_Material supplied:_
=====

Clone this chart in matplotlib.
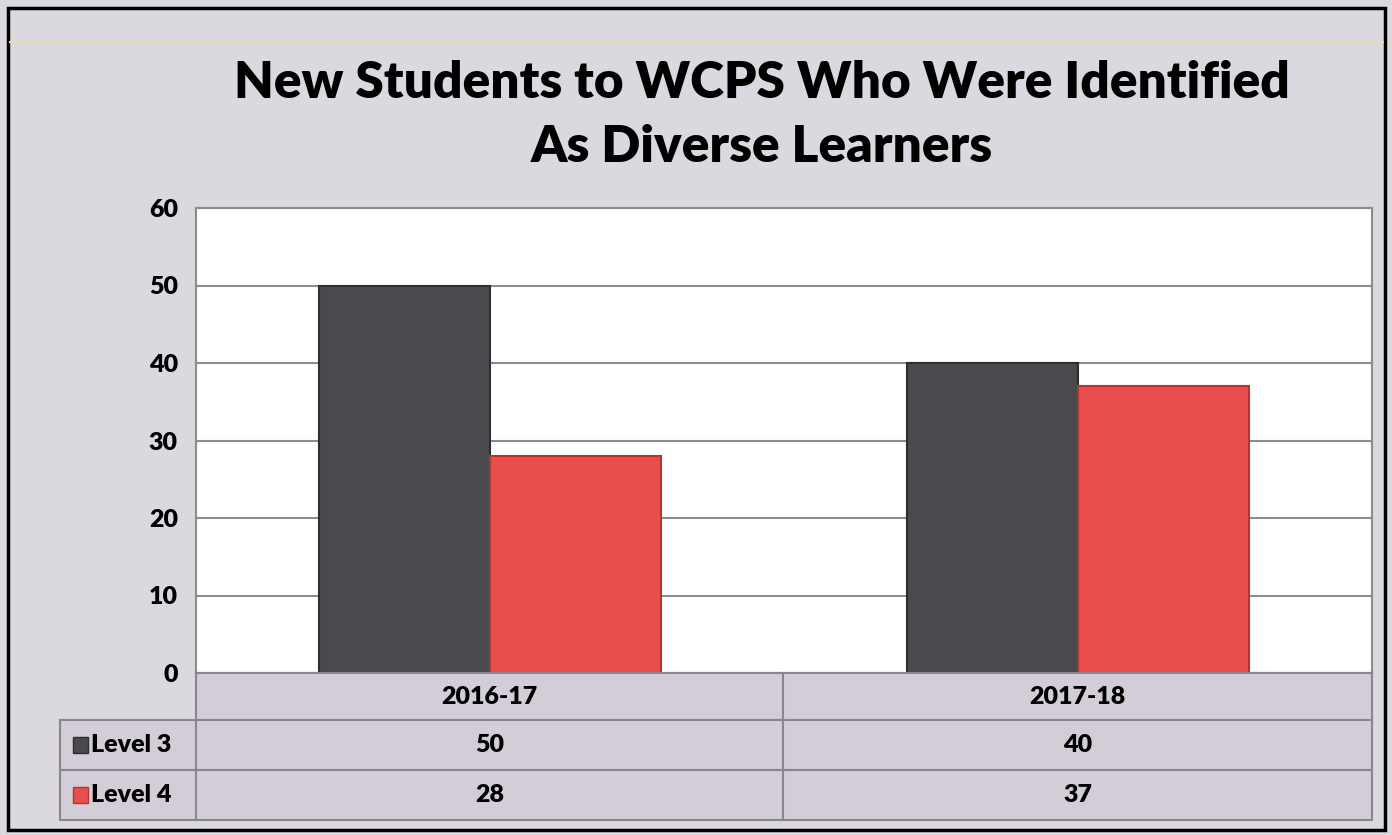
import matplotlib.pyplot as plt
from matplotlib.patches import Rectangle
import numpy as np

title = "New Students to WCPS Who Were Identified\nAs Diverse Learners"
years = ["2016-17", "2017-18"]
series = ["Level 3", "Level 4"]
level3 = [50, 40]
level4 = [28, 37]
colors = ["#4a4a4e", "#e84f4c"]
edges = ["#2e2e30", "#b83432"]

W, H = 1392, 835
fig = plt.figure(figsize=(W / 100, H / 100), dpi=100)
fig.patch.set_facecolor("#dcd8e0")
plt.rcParams["font.family"] = ["Lato", "DejaVu Sans"]


def fx(px):
    return px / W


def fy(py):
    return 1 - py / H


# frame of the slide
fig.patches.append(Rectangle((fx(8), fy(830)), fx(1377), (822) / H, transform=fig.transFigure,
                             fill=False, edgecolor="black", linewidth=2.5))
fig.lines.append(plt.Line2D([fx(10), fx(1383)], [fy(42), fy(42)], transform=fig.transFigure,
                            color="#e8dcb0", linewidth=1.5))

left, right, top, bottom = 196, 1372, 208, 673
ax = fig.add_axes([fx(left), fy(bottom), fx(right - left), (bottom - top) / H])
ax.set_facecolor("white")

x = np.arange(len(years))
bw = 0.29
ax.bar(x - bw / 2, level3, bw, color=colors[0], edgecolor=edges[0], linewidth=1.5, zorder=3)
ax.bar(x + bw / 2, level4, bw, color=colors[1], edgecolor=edges[1], linewidth=1.5, zorder=3)

ax.set_xlim(-0.5, 1.5)
ax.set_ylim(0, 60)
ax.set_yticks(range(0, 61, 10))
ax.set_xticks([])
ax.yaxis.grid(True, color="#8c8c8c", linewidth=1.5, zorder=0)
ax.tick_params(axis="y", length=0, pad=13, labelsize=18)
for lab in ax.get_yticklabels():
    lab.set_fontweight("heavy")
for s in ax.spines.values():
    s.set_color("#8c8c8c")
    s.set_linewidth(1.5)

fig.text(fx(762), fy(115), title, ha="center", va="center", fontsize=37, fontweight="heavy",
         linespacing=1.45)

# data table below the axis
rows = [673, 720, 770, 820]
tleft, split = 60, 783
cell_bg = "#d2cdd6"
line_c = "#8a8690"
fig.patches.append(Rectangle((fx(left), fy(rows[1])), fx(right - left), (rows[1] - rows[0]) / H,
                             transform=fig.transFigure, facecolor=cell_bg, edgecolor=line_c, linewidth=1.5))
for i in range(2):
    fig.patches.append(Rectangle((fx(tleft), fy(rows[i + 2])), fx(right - tleft), (rows[i + 2] - rows[i + 1]) / H,
                                 transform=fig.transFigure, facecolor=cell_bg, edgecolor=line_c, linewidth=1.5))
fig.lines.append(plt.Line2D([fx(left), fx(left)], [fy(rows[1]), fy(rows[3])], transform=fig.transFigure,
                            color=line_c, linewidth=1.5))
fig.lines.append(plt.Line2D([fx(split), fx(split)], [fy(rows[0]), fy(rows[3])], transform=fig.transFigure,
                            color=line_c, linewidth=1.5))

col_centers = [(left + split) / 2, (split + right) / 2]
for cx, yr in zip(col_centers, years):
    fig.text(fx(cx), fy((rows[0] + rows[1]) / 2), yr, ha="center", va="center",
             fontsize=18, fontweight="heavy")

for i, (name, vals) in enumerate(zip(series, [level3, level4])):
    cy = (rows[i + 1] + rows[i + 2]) / 2
    fig.patches.append(Rectangle((fx(73), fy(cy + 8)), fx(15), 16 / H, transform=fig.transFigure,
                                 facecolor=colors[i], edgecolor=edges[i], linewidth=1))
    fig.text(fx(91), fy(cy), name, ha="left", va="center", fontsize=18, fontweight="heavy")
    for cx, v in zip(col_centers, vals):
        fig.text(fx(cx), fy(cy), str(v), ha="center", va="center", fontsize=18, fontweight="heavy")

fig.savefig("out.png", dpi=100, facecolor=fig.get_facecolor())
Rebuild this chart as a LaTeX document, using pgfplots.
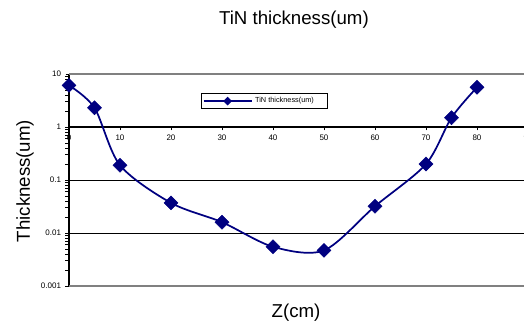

=====

Repeat the listing above exactly from its first line to the line containing "s.set_linewidth(1.5)", both included, and omit the pictures.

Clone this chart in matplotlib.
import matplotlib.pyplot as plt
from matplotlib.patches import Rectangle
import numpy as np

title = "New Students to WCPS Who Were Identified\nAs Diverse Learners"
years = ["2016-17", "2017-18"]
series = ["Level 3", "Level 4"]
level3 = [50, 40]
level4 = [28, 37]
colors = ["#4a4a4e", "#e84f4c"]
edges = ["#2e2e30", "#b83432"]

W, H = 1392, 835
fig = plt.figure(figsize=(W / 100, H / 100), dpi=100)
fig.patch.set_facecolor("#dcd8e0")
plt.rcParams["font.family"] = ["Lato", "DejaVu Sans"]


def fx(px):
    return px / W


def fy(py):
    return 1 - py / H


# frame of the slide
fig.patches.append(Rectangle((fx(8), fy(830)), fx(1377), (822) / H, transform=fig.transFigure,
                             fill=False, edgecolor="black", linewidth=2.5))
fig.lines.append(plt.Line2D([fx(10), fx(1383)], [fy(42), fy(42)], transform=fig.transFigure,
                            color="#e8dcb0", linewidth=1.5))

left, right, top, bottom = 196, 1372, 208, 673
ax = fig.add_axes([fx(left), fy(bottom), fx(right - left), (bottom - top) / H])
ax.set_facecolor("white")

x = np.arange(len(years))
bw = 0.29
ax.bar(x - bw / 2, level3, bw, color=colors[0], edgecolor=edges[0], linewidth=1.5, zorder=3)
ax.bar(x + bw / 2, level4, bw, color=colors[1], edgecolor=edges[1], linewidth=1.5, zorder=3)

ax.set_xlim(-0.5, 1.5)
ax.set_ylim(0, 60)
ax.set_yticks(range(0, 61, 10))
ax.set_xticks([])
ax.yaxis.grid(True, color="#8c8c8c", linewidth=1.5, zorder=0)
ax.tick_params(axis="y", length=0, pad=13, labelsize=18)
for lab in ax.get_yticklabels():
    lab.set_fontweight("heavy")
for s in ax.spines.values():
    s.set_color("#8c8c8c")
    s.set_linewidth(1.5)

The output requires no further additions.